What claims are likely to be problematic?
The Code states that a weight-reduction regimen is commonly one in which the intake of energy is lower than its output i.e. dieters use more calories than they consume. To date, neither Committee of Advertising Practice (CAP) nor the Advertising Standards Authority (ASA) has accepted that a ‘diet’ based on monitoring the consumption of ‘good’ and ‘bad’ carbohydrates alone can result in weight loss. Whilst participants of an Atkins Diet may lose weight, CAP believes they achieve that weight loss by consuming fewer calories. Subsequently, any weight loss claims for Atkins diets would need to be supported by robust clinical evidence.
The Code also states that marketers must be able to show that their diet plans are nutritionally well-balanced (rule 13.5). To date, neither CAP nor the ASA has seen convincing evidence that the Atkins Diet is nutritionally well-balanced and are aware of concern that risk factors are attached to it, for example orthostatic hypotension, gout, kidney failure, haemorrhoids, diverticulosis, polyps and colon cancer.

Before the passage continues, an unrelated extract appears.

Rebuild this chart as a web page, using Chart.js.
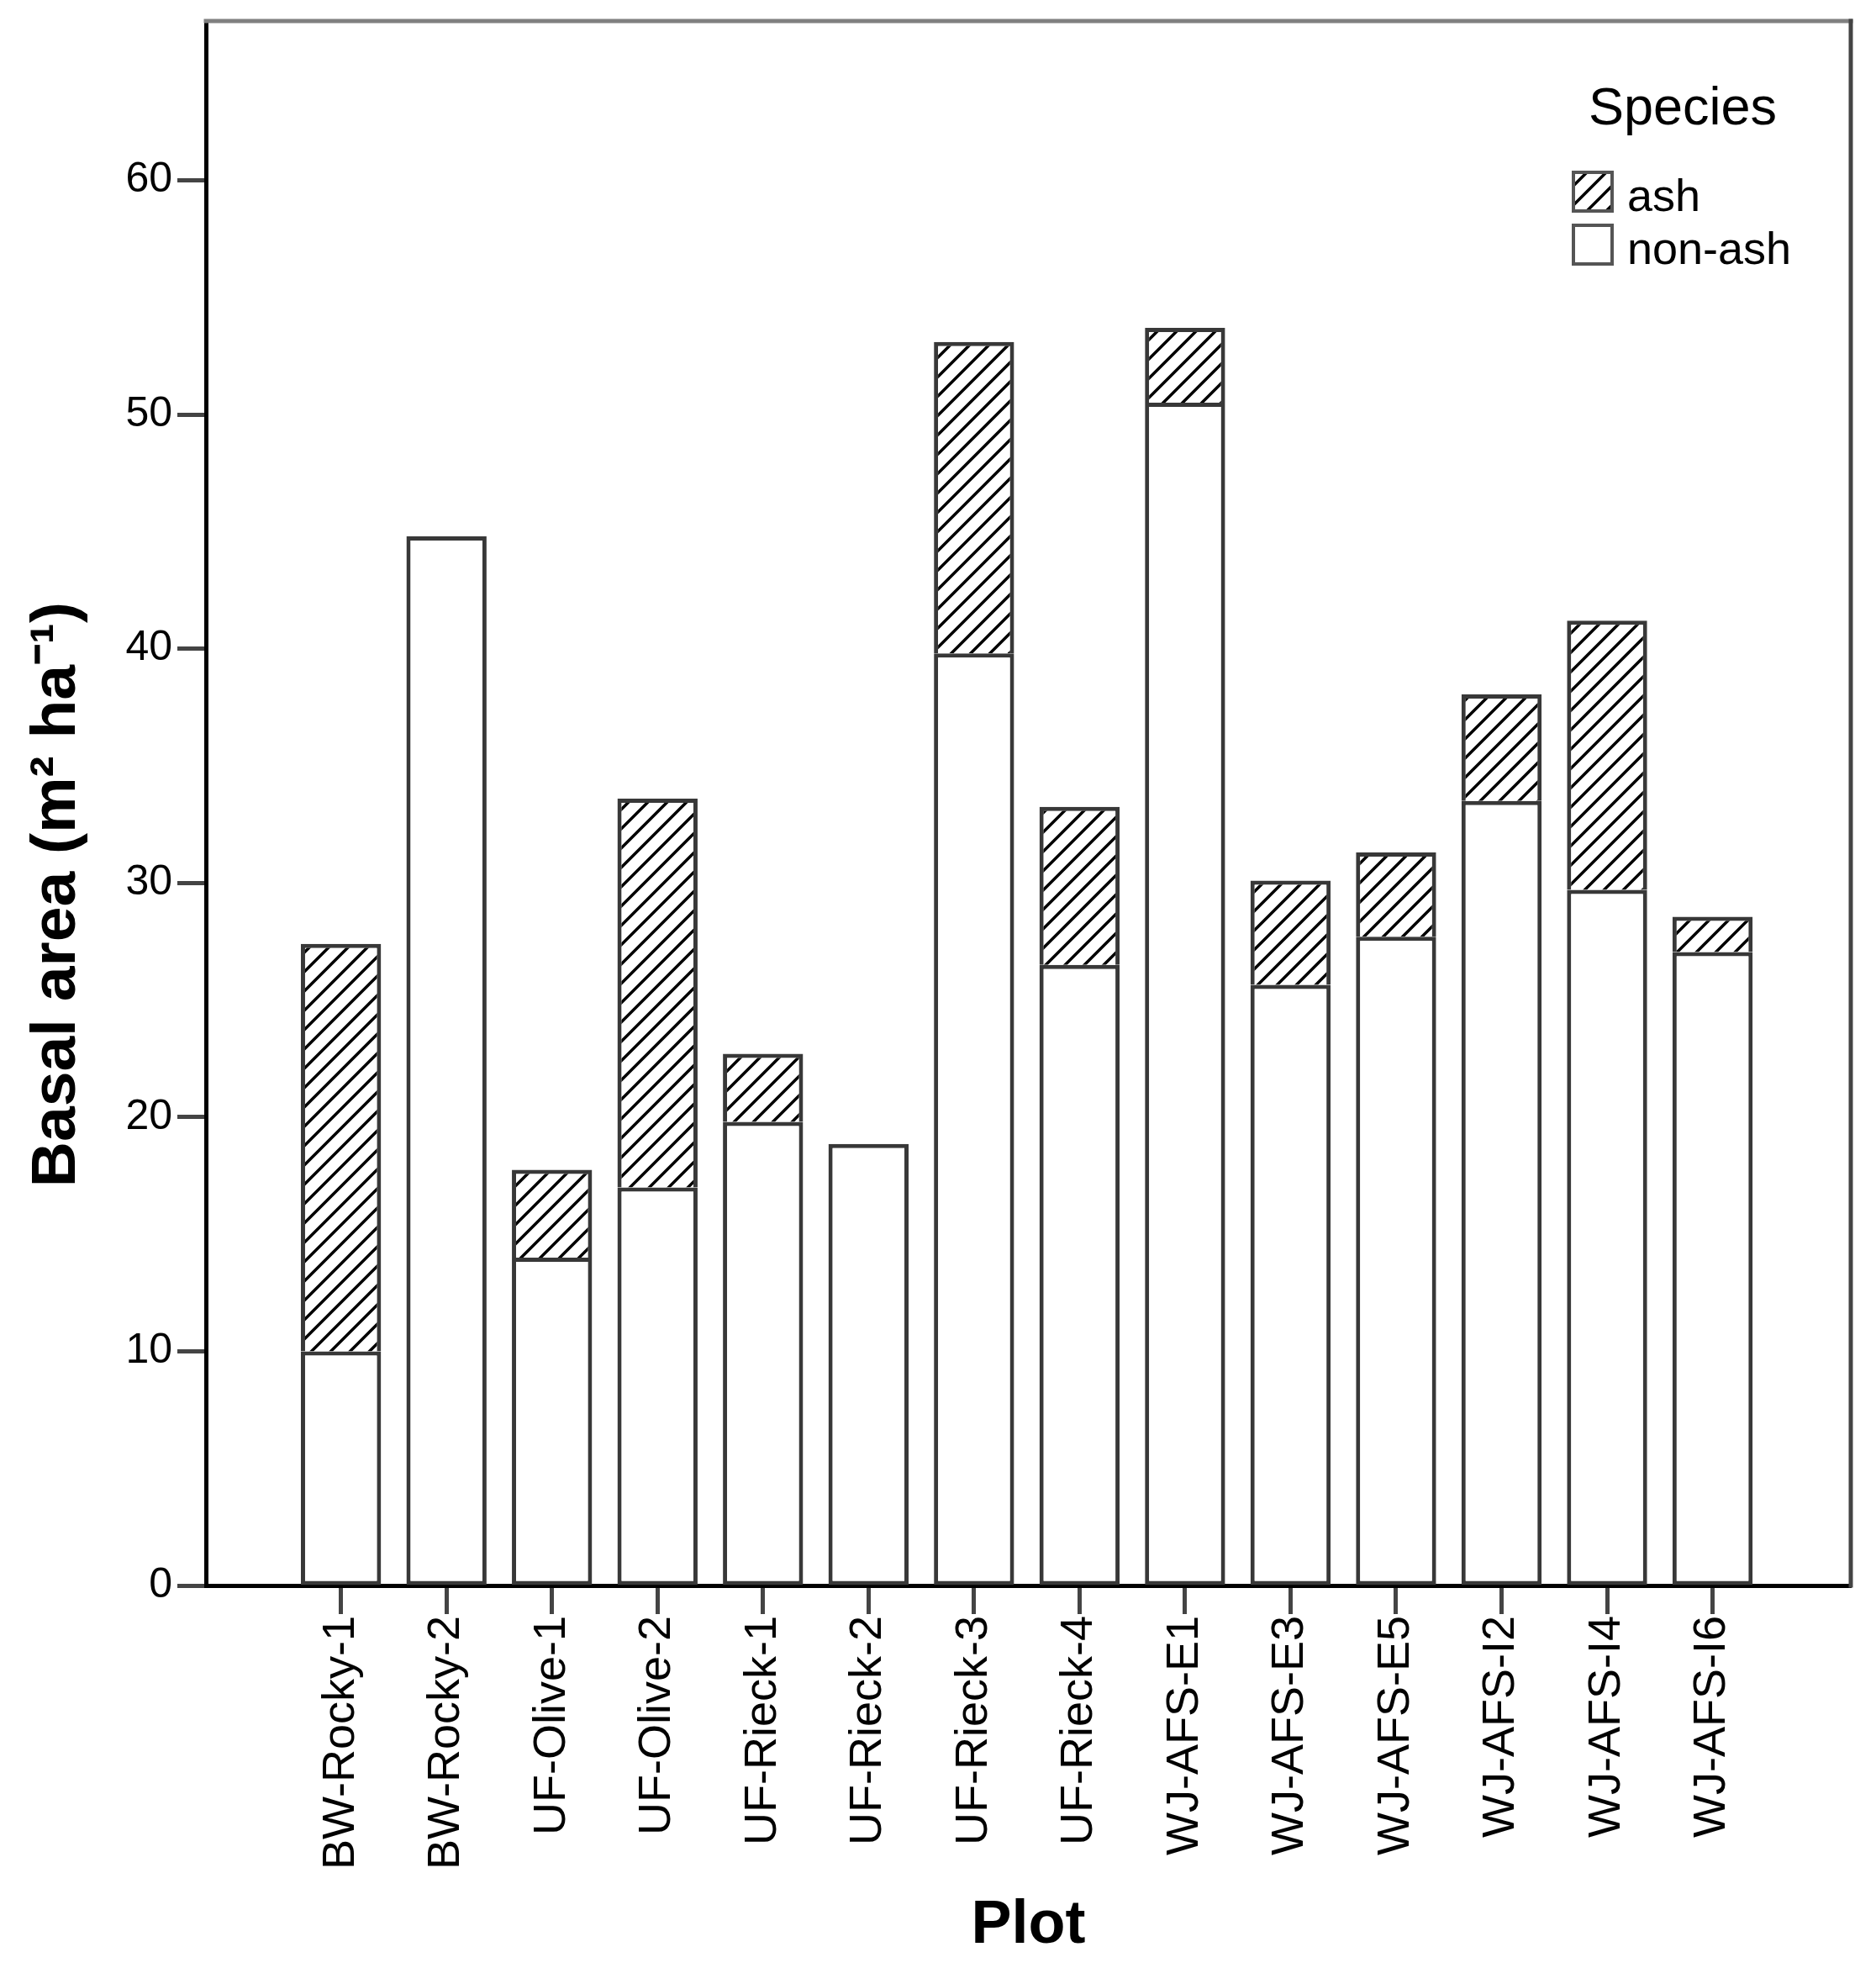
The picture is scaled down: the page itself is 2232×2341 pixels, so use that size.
<!DOCTYPE html>
<html>
<head>
<meta charset="utf-8">
<script src="https://cdn.jsdelivr.net/npm/chart.js@4"></script>
<style>
  html, body { margin: 0; padding: 0; background: #fff; }
</style>
</head>
<body>
<canvas id="basalChart" width="2232" height="2341"></canvas>
<script>
// plot names along the x axis
const plotNames = [
  'BW-Rocky-1', 'BW-Rocky-2', 'UF-Olive-1', 'UF-Olive-2', 'UF-Rieck-1',
  'UF-Rieck-2', 'UF-Rieck-3', 'UF-Rieck-4', 'WJ-AFS-E1', 'WJ-AFS-E3',
  'WJ-AFS-E5', 'WJ-AFS-I2', 'WJ-AFS-I4', 'WJ-AFS-I6'
];

// basal area, m2 per ha
const nonAshArea = [10.0, 44.8, 14.0, 17.0, 19.8, 18.85, 39.8, 26.5, 50.5, 25.65, 27.7, 33.5, 29.7, 27.05];
const ashArea    = [17.4, 0, 3.75, 16.6, 2.9, 0, 13.3, 6.75, 3.2, 4.45, 3.6, 4.55, 11.5, 1.5];

const yTicks = [0, 10, 20, 30, 40, 50, 60];
const yMax = 66.8;

const FONT = "'Liberation Sans', Arial, sans-serif";

function makeHatch() {
  const s = 23;
  const c = document.createElement('canvas');
  c.width = s;
  c.height = s;
  const g = c.getContext('2d');
  g.fillStyle = '#fff';
  g.fillRect(0, 0, s, s);
  g.strokeStyle = '#000';
  g.lineWidth = 3.5;
  g.beginPath();
  g.moveTo(0, s); g.lineTo(s, 0);
  g.moveTo(-s / 2, s / 2); g.lineTo(s / 2, -s / 2);
  g.moveTo(s / 2, s * 1.5); g.lineTo(s * 1.5, s / 2);
  g.stroke();
  return g.createPattern(c, 'repeat');
}
const hatch = makeHatch();

// -----------------------
// frame, y title and legend drawn on top
// -----------------------
const framePlugin = {
  id: 'frame',
  afterDraw(chart) {
    const { ctx, chartArea: a } = chart;
    ctx.save();
    ctx.lineCap = 'square';
    ctx.strokeStyle = '#808080';
    ctx.lineWidth = 5;
    ctx.beginPath();
    ctx.moveTo(a.left, a.top);
    ctx.lineTo(a.right, a.top);
    ctx.stroke();
    ctx.strokeStyle = '#444';
    ctx.beginPath();
    ctx.moveTo(a.right, a.top);
    ctx.lineTo(a.right, a.bottom);
    ctx.stroke();
    ctx.restore();
  }
};

const yTitlePlugin = {
  id: 'yTitle',
  afterDraw(chart) {
    const { ctx } = chart;
    const y = chart.scales.y;
    ctx.save();
    ctx.translate(68, y.getPixelForValue(29.5));
    ctx.rotate(-Math.PI / 2);
    ctx.font = `bold 75px ${FONT}`;
    ctx.fillStyle = '#000';
    ctx.textAlign = 'center';
    ctx.textBaseline = 'middle';
    ctx.fillText('Basal area (m² ha⁻¹)', 0, 0);
    ctx.restore();
  }
};

const legendPlugin = {
  id: 'speciesLegend',
  afterDraw(chart) {
    const { ctx, chartArea: a } = chart;
    ctx.save();
    ctx.fillStyle = '#000';
    ctx.font = `63px ${FONT}`;
    ctx.textAlign = 'center';
    ctx.textBaseline = 'alphabetic';
    ctx.fillText('Species', a.right - 200, a.top + 123);

    const items = chart.data.datasets.slice().reverse();
    items.forEach((ds, i) => {
      const bx = a.right - 330;
      const by = a.top + 180 + i * 63;
      ctx.fillStyle = ds.backgroundColor;
      ctx.fillRect(bx, by, 46, 46);
      ctx.strokeStyle = '#555';
      ctx.lineWidth = 4;
      ctx.strokeRect(bx, by, 46, 46);
      ctx.fillStyle = '#000';
      ctx.font = `54px ${FONT}`;
      ctx.textAlign = 'left';
      ctx.fillText(ds.label, bx + 64, by + 46);
    });
    ctx.restore();
  }
};

// -----------------------
// Chart
// -----------------------
const ctx = document.getElementById('basalChart').getContext('2d');
const basalChart = new Chart(ctx, {
  type: 'bar',
  data: {
    datasets: [
      {
        label: 'non-ash',
        data: nonAshArea.map((v, i) => ({ x: i, y: v })),
        backgroundColor: '#ffffff',
        borderColor: '#383838',
        borderWidth: 5,
        borderSkipped: false
      },
      {
        label: 'ash',
        data: ashArea.map((v, i) => ({ x: i, y: v })),
        backgroundColor: hatch,
        borderColor: '#383838',
        borderWidth: 5,
        borderSkipped: 'start'
      }
    ]
  },
  options: {
    responsive: false,
    animation: false,
    devicePixelRatio: 1,
    barPercentage: 0.76,
    categoryPercentage: 1,
    layout: { padding: { top: 25, right: 30, left: 0, bottom: 0 } },
    plugins: {
      legend: { display: false },
      tooltip: { enabled: false }
    },
    scales: {
      x: {
        type: 'linear',
        stacked: true,
        offset: false,
        min: -1.28,
        max: 14.31,
        afterBuildTicks: (scale) => {
          scale.ticks = plotNames.map((_, i) => ({ value: i }));
        },
        afterFit: (scale) => { scale.height = 455; },
        ticks: {
          autoSkip: false,
          minRotation: 90,
          maxRotation: 90,
          padding: 2,
          color: '#000',
          font: { family: FONT, size: 54 },
          callback: (value) => plotNames[value]
        },
        grid: {
          offset: false,
          drawOnChartArea: false,
          tickLength: 34,
          tickColor: '#444',
          tickWidth: 5
        },
        border: { color: '#000', width: 5 },
        title: {
          display: true,
          text: 'Plot',
          color: '#000',
          font: { family: FONT, size: 72, weight: 'bold' },
          padding: { top: 0, bottom: 7 }
        }
      },
      y: {
        stacked: true,
        min: 0,
        max: yMax,
        afterBuildTicks: (scale) => {
          scale.ticks = yTicks.map((v) => ({ value: v }));
        },
        afterFit: (scale) => {
          scale.width = 245;
          scale.paddingTop = 0;
          scale.paddingBottom = 0;
        },
        ticks: {
          padding: 6,
          color: '#000',
          font: { family: FONT, size: 50 }
        },
        grid: {
          drawOnChartArea: false,
          tickLength: 34,
          tickColor: '#444',
          tickWidth: 5
        },
        border: { color: '#000', width: 5 }
      }
    }
  },
  plugins: [framePlugin, yTitlePlugin, legendPlugin]
});
</script>
</body>
</html>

A report appearing in the Cleveland Clinical Journal of Medicine identified those risk factors, indicated the diet was low in fibre and stated that restricting or omitting types of carbohydrate “can lead to deficiencies in vitamins, minerals and other essential micronutrients”.
In addition to holding evidence to demonstrate that the diet plan is nutritionally well balanced, marketers should not claim that the diet is “safe” unless they hold robust evidence.
Also see CAP advice on Weight control: General
Note: This advice is given by the CAP Executive about non-broadcast advertising. It does not constitute legal advice. It does not bind CAP, CAP advisory panels or the ASA. CAP’s AdviceOnline entries provide guidance on interpreting the UK Code of Non-broadcast Advertising and Direct & Promotional Marketing.